Is being aware of oneself the same as knowing oneself? I’m not being critical but just raising a deep question What is the self and what is aware of it? To know oneself is to have the conscious direct experience of oneself as opposed to a casual awareness that we are doing this or that.

I’d like to post a few observations from this thought provoking discussion between Jacob Needleman and Richard Whittaker. The discussion begins with:

https://parabola.org/2016/03/04/the-gre ... needleman/
RICHARD WHITTAKER: I thought that, since you’re a teacher of philosophy, I could ask you to talk a little about the unknown in terms of the Western philosophical tradition.
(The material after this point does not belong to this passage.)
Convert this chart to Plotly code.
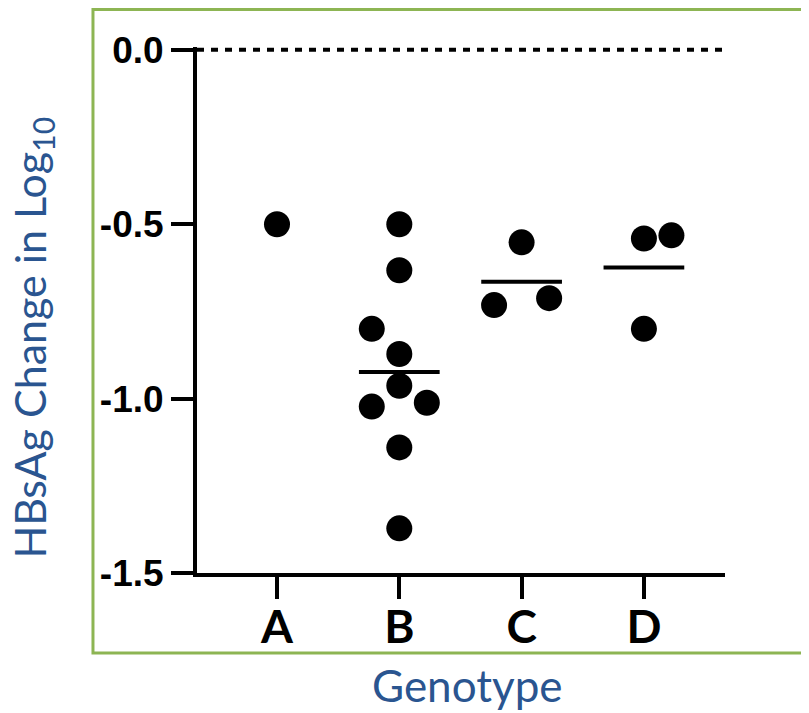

JACOB NEEDLEMAN: I should start by saying, only half-jokingly, that philosophers don’t do answers. We do questions. We deal with discovering and deepening our sense of something that is unknown. But in the spirit of your question and—as an academic thing, and in a good way—when I hear this phrase “the unknown” I think first of all of Immanuel Kant, probably the greatest modern philosopher. He defined something essential about the modern era in the Western world through an extraordinary book called The Critique of Pure Reason. This is a vast, complex work of genius; it’s like walking into a great cathedral because of the immensity of it and the depth of thought and understanding in it. To put it briefly, he argued with unsurpassed persuasive power that the structure of the mind shapes our reality; that there are categories by which the mind operates and organizes the data that comes to us through our senses. It organizes all that data automatically beneath the level of consciousness so that by the time that we actually have a perception of that flower or that object, it has already been organized by the categories through which the mind works. All our experience is shaped by passing through these modifying functions. So we can never really know things as they are independent of our perception of them. He gave two roughly similar names to this unknown. One is “things-in-themselves” and the other word is the noumenon (meaning “that which can be apprehended only by a higher power of direct knowing, which in fact we do not have”). We’re forever barred forever from knowing reality as it is in itself.. Whatever certainty about the world that we seem to have—such as the law of causality—is simply a certainty that the mind irresistibly imposes on our perception. He demonstrated this with such force and such genius, it astonished the whole intellectual world. For many people it was –and still is– a shattering realization to think that humanity is never going to know reality as it is. Some people fell into despair.
Can we agree that to “know thyself” isn’t about changing anything to create what we assume to be better reactions but knowing the self is experiencing the machine that interprets our lives. There is the consciousness of I and there is the mechanics of myself. The experience of myself is the process of a conscious level of reality witnessing the reactions of a lower level.
"The true value of a human being is determined primarily by the measure and the sense in which he has attained liberation from the self." - Albert Einstein
Does any of this resonate with you so far?